Data shown:
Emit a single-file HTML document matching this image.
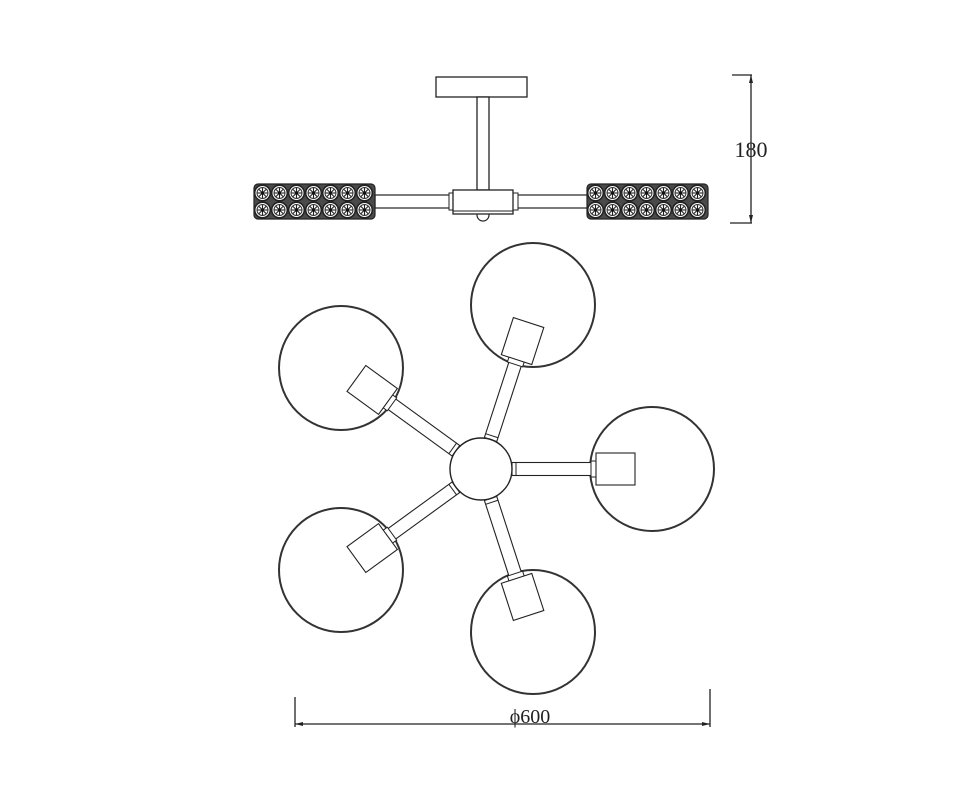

--

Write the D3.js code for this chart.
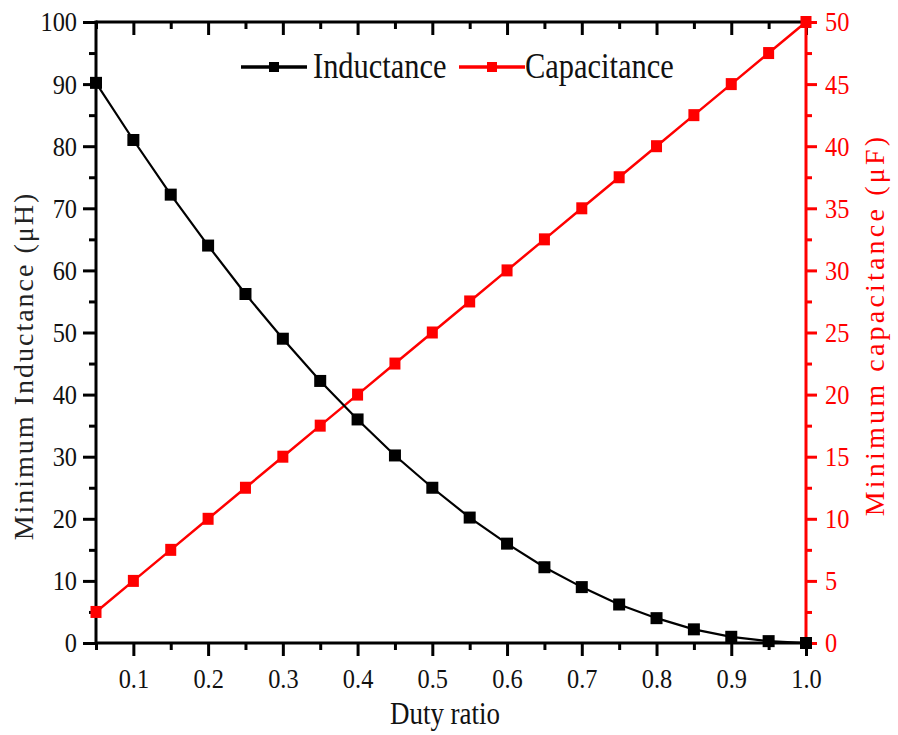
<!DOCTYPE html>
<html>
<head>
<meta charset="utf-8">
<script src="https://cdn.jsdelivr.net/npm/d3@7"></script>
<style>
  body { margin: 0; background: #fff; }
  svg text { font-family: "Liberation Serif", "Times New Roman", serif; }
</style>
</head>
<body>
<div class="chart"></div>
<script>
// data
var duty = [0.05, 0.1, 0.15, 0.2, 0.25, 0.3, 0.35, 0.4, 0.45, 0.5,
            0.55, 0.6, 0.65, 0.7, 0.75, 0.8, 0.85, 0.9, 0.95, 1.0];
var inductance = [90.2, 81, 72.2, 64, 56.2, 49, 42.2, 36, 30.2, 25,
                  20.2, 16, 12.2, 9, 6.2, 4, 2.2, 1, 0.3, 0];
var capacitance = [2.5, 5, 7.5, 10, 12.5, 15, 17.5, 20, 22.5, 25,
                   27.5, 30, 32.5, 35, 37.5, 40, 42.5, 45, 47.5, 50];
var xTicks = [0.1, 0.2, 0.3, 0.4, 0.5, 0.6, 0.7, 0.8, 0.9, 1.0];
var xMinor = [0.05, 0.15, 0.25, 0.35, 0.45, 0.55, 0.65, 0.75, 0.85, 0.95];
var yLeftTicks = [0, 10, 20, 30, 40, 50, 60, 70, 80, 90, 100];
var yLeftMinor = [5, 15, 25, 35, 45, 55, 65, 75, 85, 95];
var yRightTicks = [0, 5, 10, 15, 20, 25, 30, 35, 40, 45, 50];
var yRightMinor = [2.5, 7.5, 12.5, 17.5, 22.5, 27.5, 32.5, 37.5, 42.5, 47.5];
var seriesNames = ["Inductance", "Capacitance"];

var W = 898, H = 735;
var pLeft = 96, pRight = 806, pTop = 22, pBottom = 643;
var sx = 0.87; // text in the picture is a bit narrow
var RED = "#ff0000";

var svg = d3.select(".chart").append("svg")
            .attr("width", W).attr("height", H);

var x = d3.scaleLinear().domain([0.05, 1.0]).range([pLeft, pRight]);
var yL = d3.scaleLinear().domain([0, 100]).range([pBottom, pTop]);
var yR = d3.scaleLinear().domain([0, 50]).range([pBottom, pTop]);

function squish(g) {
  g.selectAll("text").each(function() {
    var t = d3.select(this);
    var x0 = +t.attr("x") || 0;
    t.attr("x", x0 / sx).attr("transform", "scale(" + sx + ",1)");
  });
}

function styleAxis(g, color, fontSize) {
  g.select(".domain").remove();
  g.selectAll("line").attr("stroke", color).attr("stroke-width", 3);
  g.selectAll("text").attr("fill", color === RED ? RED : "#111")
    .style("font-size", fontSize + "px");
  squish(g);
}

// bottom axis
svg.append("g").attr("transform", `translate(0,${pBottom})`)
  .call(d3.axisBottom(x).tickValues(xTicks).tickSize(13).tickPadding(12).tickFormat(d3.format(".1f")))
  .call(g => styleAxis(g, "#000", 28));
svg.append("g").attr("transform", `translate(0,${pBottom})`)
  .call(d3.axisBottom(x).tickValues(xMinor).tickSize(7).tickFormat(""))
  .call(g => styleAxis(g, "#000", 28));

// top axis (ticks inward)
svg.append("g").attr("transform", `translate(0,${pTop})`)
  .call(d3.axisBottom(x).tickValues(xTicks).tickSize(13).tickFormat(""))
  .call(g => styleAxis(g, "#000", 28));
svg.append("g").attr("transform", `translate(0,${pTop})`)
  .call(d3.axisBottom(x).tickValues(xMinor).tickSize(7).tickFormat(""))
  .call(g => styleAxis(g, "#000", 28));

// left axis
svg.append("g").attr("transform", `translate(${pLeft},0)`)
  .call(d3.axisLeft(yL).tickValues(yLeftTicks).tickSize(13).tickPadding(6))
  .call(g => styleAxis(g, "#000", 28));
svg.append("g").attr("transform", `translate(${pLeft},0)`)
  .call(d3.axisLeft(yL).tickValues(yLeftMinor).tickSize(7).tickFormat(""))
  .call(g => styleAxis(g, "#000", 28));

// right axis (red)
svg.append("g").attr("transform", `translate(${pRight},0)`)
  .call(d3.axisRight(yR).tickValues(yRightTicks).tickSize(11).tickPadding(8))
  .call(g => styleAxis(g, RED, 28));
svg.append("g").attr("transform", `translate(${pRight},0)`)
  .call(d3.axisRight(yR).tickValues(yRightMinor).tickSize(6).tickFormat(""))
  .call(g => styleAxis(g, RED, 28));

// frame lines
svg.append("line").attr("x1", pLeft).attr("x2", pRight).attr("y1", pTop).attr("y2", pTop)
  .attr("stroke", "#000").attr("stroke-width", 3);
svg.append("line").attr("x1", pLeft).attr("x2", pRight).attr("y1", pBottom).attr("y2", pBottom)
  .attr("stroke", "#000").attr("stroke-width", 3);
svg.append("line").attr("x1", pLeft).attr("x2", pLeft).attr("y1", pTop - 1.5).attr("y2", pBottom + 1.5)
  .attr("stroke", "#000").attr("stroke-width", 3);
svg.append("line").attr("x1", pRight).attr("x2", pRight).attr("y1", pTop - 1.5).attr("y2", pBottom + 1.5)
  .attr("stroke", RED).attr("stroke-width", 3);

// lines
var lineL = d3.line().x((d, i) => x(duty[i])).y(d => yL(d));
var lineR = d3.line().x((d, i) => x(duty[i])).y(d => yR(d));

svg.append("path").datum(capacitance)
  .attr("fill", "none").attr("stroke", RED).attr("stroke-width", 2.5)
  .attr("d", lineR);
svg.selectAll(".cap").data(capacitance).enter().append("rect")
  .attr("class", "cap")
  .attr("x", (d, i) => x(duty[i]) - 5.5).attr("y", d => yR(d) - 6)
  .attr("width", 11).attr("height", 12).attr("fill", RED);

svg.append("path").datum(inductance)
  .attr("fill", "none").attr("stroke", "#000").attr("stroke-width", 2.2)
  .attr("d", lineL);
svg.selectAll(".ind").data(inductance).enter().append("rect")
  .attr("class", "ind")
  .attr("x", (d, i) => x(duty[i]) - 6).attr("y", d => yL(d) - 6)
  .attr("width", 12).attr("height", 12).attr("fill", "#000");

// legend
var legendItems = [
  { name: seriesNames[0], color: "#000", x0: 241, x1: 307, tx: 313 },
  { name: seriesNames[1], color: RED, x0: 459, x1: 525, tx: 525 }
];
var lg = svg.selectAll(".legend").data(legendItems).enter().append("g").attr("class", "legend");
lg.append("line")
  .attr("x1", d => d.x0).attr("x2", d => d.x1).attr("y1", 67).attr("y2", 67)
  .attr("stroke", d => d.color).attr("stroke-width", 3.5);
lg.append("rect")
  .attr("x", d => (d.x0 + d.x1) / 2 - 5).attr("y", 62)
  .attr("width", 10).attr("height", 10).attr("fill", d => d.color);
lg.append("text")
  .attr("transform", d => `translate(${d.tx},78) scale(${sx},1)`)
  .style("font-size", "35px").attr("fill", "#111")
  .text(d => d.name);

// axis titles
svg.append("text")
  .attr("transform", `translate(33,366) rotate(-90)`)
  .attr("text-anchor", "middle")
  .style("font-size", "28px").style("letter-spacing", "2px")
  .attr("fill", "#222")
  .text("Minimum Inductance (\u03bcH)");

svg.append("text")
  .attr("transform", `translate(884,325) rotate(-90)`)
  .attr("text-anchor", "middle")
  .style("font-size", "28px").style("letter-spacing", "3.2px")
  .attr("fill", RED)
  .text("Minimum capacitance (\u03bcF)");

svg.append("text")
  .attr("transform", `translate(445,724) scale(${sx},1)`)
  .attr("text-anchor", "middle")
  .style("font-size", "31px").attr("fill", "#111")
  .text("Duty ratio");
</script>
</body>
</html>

Aim of the exercise:
State how many lines of the listing hold the string "this"; reply with the number and nothing else.

Correct output:
3